Recovery programme for newspapers
Paul Grabowicz from the University of California at Berkley. It’s not enough to just to stick up a video version of a story alongside the text version: “We have to take control of the technology and not let the technology dictate to us”.
He recommends storyboarding elements of the story and working out which medium suits it best: “If you have data, don’t put up a chart – put up a database and let users search it. If you want to create a mood and get people to feel a certain way about a story, use photos. It it’s action – tell that in video.”
This is great. He’s composing a ten-step recovery programme for newspapers.

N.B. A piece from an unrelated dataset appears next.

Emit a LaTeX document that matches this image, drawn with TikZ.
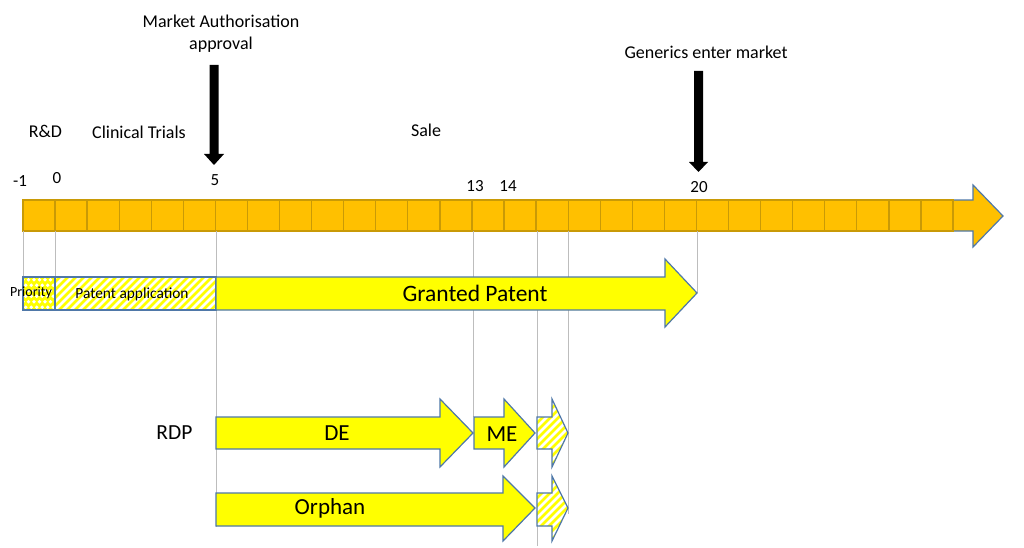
\documentclass[tikz,border=0pt]{standalone}
\usepackage{fontspec}
\setmainfont{Carlito}
\begin{document}
\begin{tikzpicture}[x=1pt,y=-1pt,
  cellbox/.style={fill=cellorange,draw=cellborder,line width=1.3pt},
  yarrow/.style={fill=yellow,draw=arrowblue,line width=1.2pt,line join=miter},
  guide/.style={draw=guidegray,line width=0.8pt},
  lbl/.style={inner sep=0pt,font=\fontsize{17}{20}\selectfont},
  toplbl/.style={inner sep=0pt,font=\fontsize{18}{21}\selectfont},
  biglbl/.style={inner sep=0pt,font=\fontsize{23}{27}\selectfont},
  blackarrow/.style={fill=black,draw=none}]
\definecolor{cellorange}{HTML}{FFC000}
\definecolor{cellborder}{HTML}{C99A06}
\definecolor{arrowblue}{HTML}{4F78A8}
\definecolor{guidegray}{HTML}{BDBDBD}
\definecolor{yellow}{HTML}{FFFF00}
\useasboundingbox (0,0) rectangle (1024,548);
\fill[white] (0,0) rectangle (1024,548);

% stripes helper: #1 x0, #2 x1, #3 ytop, #4 ybot
\newcommand{\mystripes}[4]{%
  \pgfmathsetmacro{\sh}{#4-#3}%
  \foreach \k in {-60,-52,...,200}{%
    \draw[yellow,line width=2.8pt] ({#1+\k},{#4}) -- ++(\sh,-\sh);
  }%
}

% ---------- timeline big arrow ----------
\draw[fill=cellorange,draw=arrowblue,line width=1.2pt]
  (23,200) -- (973,200) -- (973,185) -- (1003,216) -- (973,247) -- (973,231) -- (23,231) -- cycle;
\foreach \i in {0,...,28}{
  \draw[cellbox] ({23+32.07*\i},200) rectangle ({23+32.07*(\i+1)},231);
}

% ---------- guide lines ----------
\coordinate (gm1) at (23,231);
\coordinate (g0) at (55,231);
\coordinate (g5) at (216,231);
\coordinate (g13) at (473,231);
\coordinate (g15) at (537,231);
\coordinate (g16) at (568,231);
\coordinate (g20) at (697,231);
\draw[guide] (gm1) -- (23,311);
\draw[guide] (g0) -- (55,311);
\draw[guide] (g5) -- (216,527);
\draw[guide] (g13) -- (473,417);
\draw[guide] (g15) -- (537,546);
\draw[guide] (g16) -- (568,514);
\draw[guide] (g20) -- (697,293);

% ---------- priority ----------
\begin{scope}
  \clip (23,277) rectangle (55,310);
  \fill[yellow] (23,277) rectangle (55,310);
  \foreach \r in {0,...,6}{
    \foreach \c in {0,...,6}{
      \pgfmathsetmacro{\ox}{mod(\r,2)*2.75}
      \fill[white] ({23+\ox+5.5*\c},{277+2.75+5.5*\r}) circle (1.8);
    }
  }
\end{scope}
\draw[draw=arrowblue,line width=1.2pt] (23,277) rectangle (55,310);
\node[inner sep=0pt,font=\fontsize{14}{16}\selectfont] (prio) at (31,293) {Priority};

% ---------- patent application ----------
\begin{scope}
  \clip (55,277) rectangle (216,310);
  \fill[white] (55,277) rectangle (216,310);
  \mystripes{55}{216}{277}{310}
\end{scope}
\draw[draw=arrowblue,line width=1.2pt] (55,277) rectangle (216,310);
\node[inner sep=0pt,font=\fontsize{15.4}{18}\selectfont] (patapp) at (132,294) {Patent application};

% ---------- granted patent ----------
\draw[yarrow] (216,277) -- (665,277) -- (665,259) -- (697,293) -- (665,327) -- (665,310) -- (216,310) -- cycle;
\node[inner sep=0pt,font=\fontsize{23.5}{27}\selectfont] (granted) at (475,293) {Granted Patent};

% ---------- RDP arrows ----------
\draw[yarrow] (216,417) -- (440,417) -- (440,399) -- (473,433) -- (440,467) -- (440,449) -- (216,449) -- cycle;
\node[biglbl] (de) at (337,433) {DE};
\draw[yarrow] (474,417) -- (504,417) -- (504,399) -- (535,433) -- (504,467) -- (504,449) -- (474,449) -- cycle;
\node[biglbl] (me) at (502,434) {ME};

\begin{scope}
  \clip (537,417) -- (552,417) -- (552,399) -- (568,433) -- (552,467) -- (552,449) -- (537,449) -- cycle;
  \fill[white] (530,395) rectangle (570,470);
  \mystripes{510}{570}{395}{470}
\end{scope}
\draw[draw=arrowblue,line width=1.2pt,line join=miter] (537,417) -- (552,417) -- (552,399) -- (568,433) -- (552,467) -- (552,449) -- (537,449) -- cycle;

\draw[yarrow] (216,493) -- (503,493) -- (503,476) -- (535,508) -- (503,541) -- (503,526) -- (216,526) -- cycle;
\node[biglbl] (orphan) at (330,508) {Orphan};

\begin{scope}
  \clip (537,493) -- (552,493) -- (552,476) -- (568,508) -- (552,541) -- (552,526) -- (537,526) -- cycle;
  \fill[white] (530,470) rectangle (570,545);
  \mystripes{510}{570}{470}{545}
\end{scope}
\draw[draw=arrowblue,line width=1.2pt,line join=miter] (537,493) -- (552,493) -- (552,476) -- (568,508) -- (552,541) -- (552,526) -- (537,526) -- cycle;

\node[inner sep=0pt,font=\fontsize{21.5}{25}\selectfont] (rdp) at (174.5,433) {RDP};

% ---------- labels ----------
\node[lbl] (nm1) at (20,181) {-1};
\node[lbl] (n0) at (57,178) {0};
\node[lbl] (n5) at (215,180) {5};
\node[lbl] (n13) at (475,186) {13};
\node[lbl] (n14) at (508,186) {14};
\node[lbl] (n20) at (699,187) {20};

\node[toplbl] (rd) at (45.5,131) {R\&D};
\node[toplbl] (clin) at (139,132) {Clinical Trials};
\node[toplbl] (sale) at (426,130) {Sale};

\node[inner sep=0pt,align=center,font=\fontsize{18}{22}\selectfont] (ma) at (221,34) {Market Authorisation\\approval};
\node[toplbl] (gen) at (706,52) {Generics enter market};

% ---------- black arrows ----------
\coordinate (maTop) at (214,65);
\coordinate (maTip) at (214,165);
\fill[blackarrow] (209.5,65) -- (218.5,65) -- (218.5,154) -- (224,154) -- (214,165) -- (204,154) -- (209.5,154) -- cycle;
\coordinate (genTop) at (698.5,71);
\coordinate (genTip) at (698.5,172);
\fill[blackarrow] (694,71) -- (703,71) -- (703,162) -- (708,162) -- (698.5,172) -- (689,162) -- (694,162) -- cycle;
\end{tikzpicture}
\end{document}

For starters, he said for one week drop news reporting and just run wire stories instead. By the end of the week, see if anyone has noticed. He guarantees that newspapers would get a far smaller response than if they dropped a popular comic strip. And that says that “nearly everything we’re doing is wrong. We’re just not reaching people”.
Secondly, he said reporters should ditch the Roladex for a week and go out to talk to people they’ve never talked to before. “Go to bus tops, beauty salons and bars and talk to regular people. Find out what they care about, start recruiting them and when you find someone very articulate get them to contribute to a blog. Listen to people.”
Robb Montgomery from VisualEditors.com: “To get where I am after 20 years in newspapers I’ve had to embrace an inversion of my thinking – sometimes a heretical inversion of my thinking.” He did the video blog for the World Editors Forum in Moscow in June alongside John Burke. Both of them are very good at snooker.